The (fourth) revolution has only just begun

5 mins

Some refer to it as 4IR or Industry 4.0, others simply call it the Fourth Industrial Revolut...

Some refer to it as 4IR or Industry 4.0, others simply call it the Fourth Industrial Revolution. Whatever your preference, compared to previous industrial revolutions, this one is evolving at a rate, scale and scope that surpasses all that have gone before it and it shows no sign of slowing down. But what is it exactly?

Winston Churchill’s quote perhaps sums it up best: “To improve is to change, so to be perfect is to have changed often”. His words, uttered more than half a century ago, describe succinctly what the fourth industrial revolution is all about – change, or put another way, disruption.

Coined by the World Economic Forum, the fourth industrial revolution is being driven by three key developments – data, cloud and analytics. Each of these is transformative in its own right, but as a collective they have the potential to radically change the way in which business transactions are conducted.

The critical enabler in all of this is cloud technology – the means by which organisations can unlock the potential of these disruptive technologies.

Microsoft says that the cloud provides organisations with wider accessibility and scalability, smaller companies now have the potential capabilities to leapfrog bigger, more established players.

Indeed, in a recent interview, Ralph Haupter, president of Microsoft Asia, said: “Today, anyone with a credit card can simply sign up for cloud resources….[This] has shaped how companies consume and operate these resources”.

According to a recent report, organisations are saving 14% of their annual budgets by adopting cloud-based services with the cloud market itself predicted to be worth $92 billion USD by 2020 – up from $33 billion in 2016.

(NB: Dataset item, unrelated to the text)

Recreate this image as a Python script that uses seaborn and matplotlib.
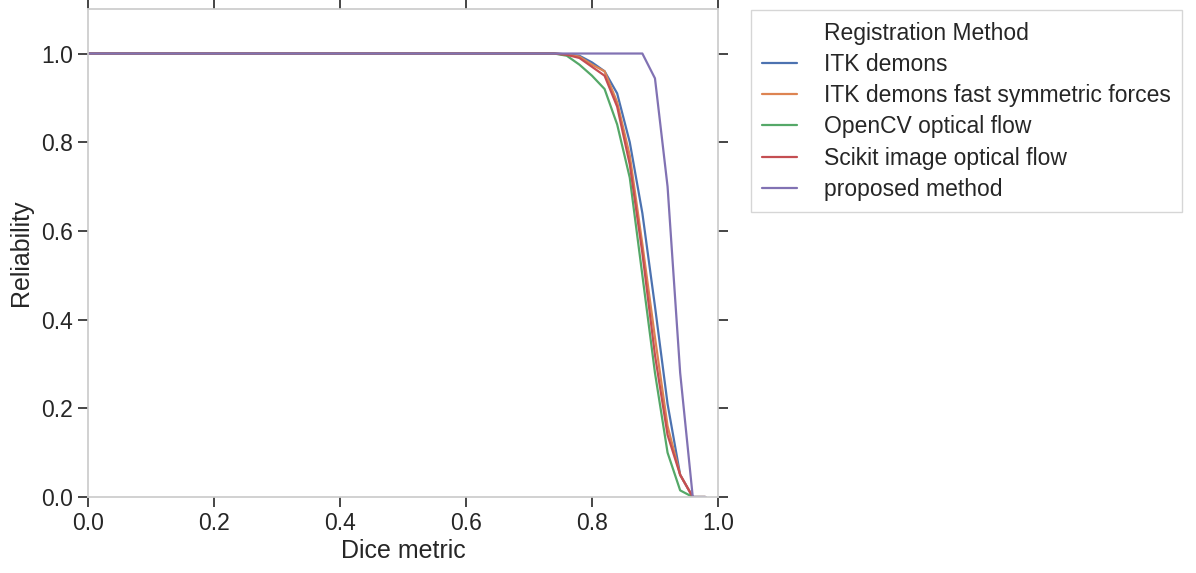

So it is not surprising to learn that the process of IT modernisation has now found its way to the very top of the organisational agenda. This is especially the case within the financial services, manufacturing and retail sectors where the likes Microsoft’s new SaaS solution, Dynamics 365 is making some serious inroads.

By bringing together the best of the CRM and ERP cloud offerings into one cloud service, Dynamics 365 is proving to be a real game-changer and one major beneficiary over the last 12 months has been global facilities management giant, Sodexo.

Sodexo replaced a series of standalone and siloed computing systems with Microsoft’s Azure and Dynamics 365 platforms in a bid to streamline operations and maximise efficiencies.

The integrated cloud-based solution enabled its 420,000 employees to access the information they need securely anytime, anywhere to quickly make informed decisions.

According to a recent press release, one client was able to “replace 600 separate contractors with a single integrated and highly efficient service”, while another reported annual savings of $75m (Australian).

While these are certainly impressive figures, the move towards scalable and flexible cloud-based solutions is not exclusive to larger organisations. Small to medium sized businesses are also taking advantage of the platforms’ ability to support more workloads, offer bottomless capacity and achieve greater efficiencies.

This is also having a significant influence on jobs within the IT sector as a whole, with demand for those with CRM capabilities being highly sought after. For instance, roles such as MS CRM Consultants, MS CRM Support staff and Functional Consultants will be of particular interest to organisations over the next 12 months and beyond.

The technology industry has prophesied the coming of a fourth industrial revolution for some time and it would seem that its time has come.

But while we have already seen some outstanding successes from those organisations that have embraced the opportunities presented by the likes of SaaS solution, Dynamics 365 and SharePoint 2016, it is also clear that the real impact of the fourth industrial revolution has yet to be realized.

It is an exciting time for all involved and the possibilities seem endless. It may be too early to predict with any real certainty what impact the fourth industrial revolution will have, but one thing is clear – the speed of current breakthroughs that are disrupting almost every sector in every country will have an effect on all of us.